California’s wine country is world-class, but hotels and restaurants in popular Napa and Sonoma have become mind-bogglingly expensive in recent years. Try something different while the weather is still hot (but, you know, not too hot) in Southern California’s surf country. San Diego and the surrounding area have more craft beer than Homer Simpson would know what to do with. There are literally hundreds of breweries. The brews themselves are impossibly good, free-flowing and available at bargain-bin prices. Highlights include AleSmith, Stone, Ballast Point, and Pizza Port, where you’d be wise to grab a pie or several to soak up all that liquid gold.

Madison, Wisconsin

San Diego is far from the only worthwhile beer city in America. If you’re smack-dab in the middle of the country, get out to Madison, a pleasant three-hour drive from Chicago. The college town, situated on four beautiful lakes, offers seemingly limitless craft beer along with heaps of Midwestern Nice. You can check out the active brewery scene or head to one of the many cozy bars that change out kegs of special brews by the minute (HopCat, Dexter’s Pub, Alchemy, The Coopers Tavern).

Baltimore

Charm City’s beer scene has been heating up fast. The Local Oyster is in a marketplace in the heart of the city, with fresh Maryland oysters and plenty of local beers on tap.

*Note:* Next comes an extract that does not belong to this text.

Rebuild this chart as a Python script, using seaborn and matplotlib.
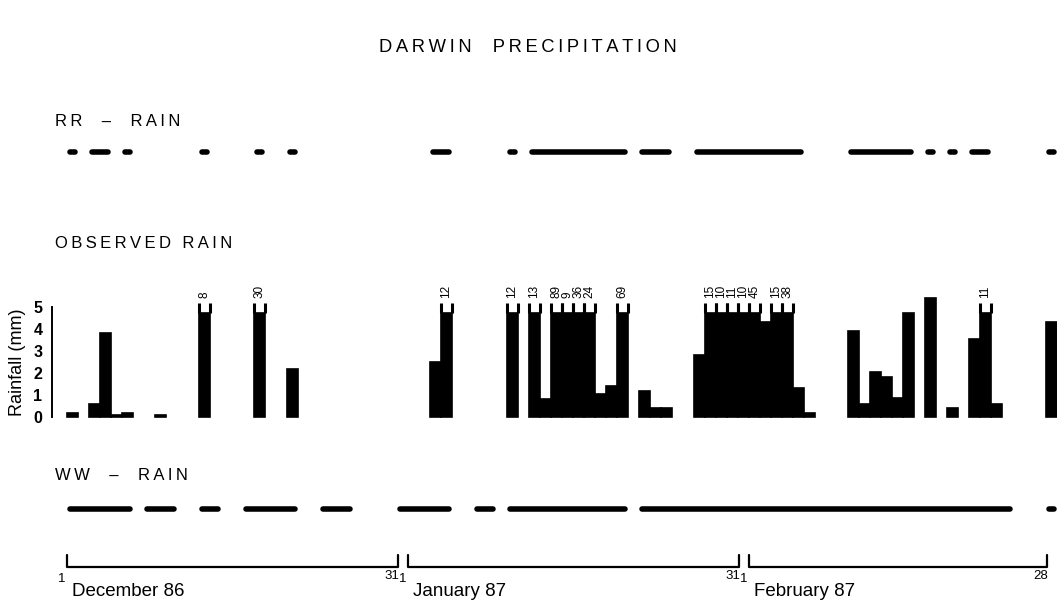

For more under-the-radar action, walk or grab a quick car ride to the Hampden neighborhood, which has Baltimore’s best brewery, Union Craft Brewing. Grab a seat at the tap room or bask in the outdoor beer garden. In the same area, seek out Waverly Brewing and some of the best food in all of Baltimore (Woodberry Kitchen, Dylan's Oyster Cellar). And once you’re beer-bloated, check out WC Harlan in adjacent Remington, a speakeasy with top-notch cocktails, and Clavel, a taqueria with a serious mezcal fetish.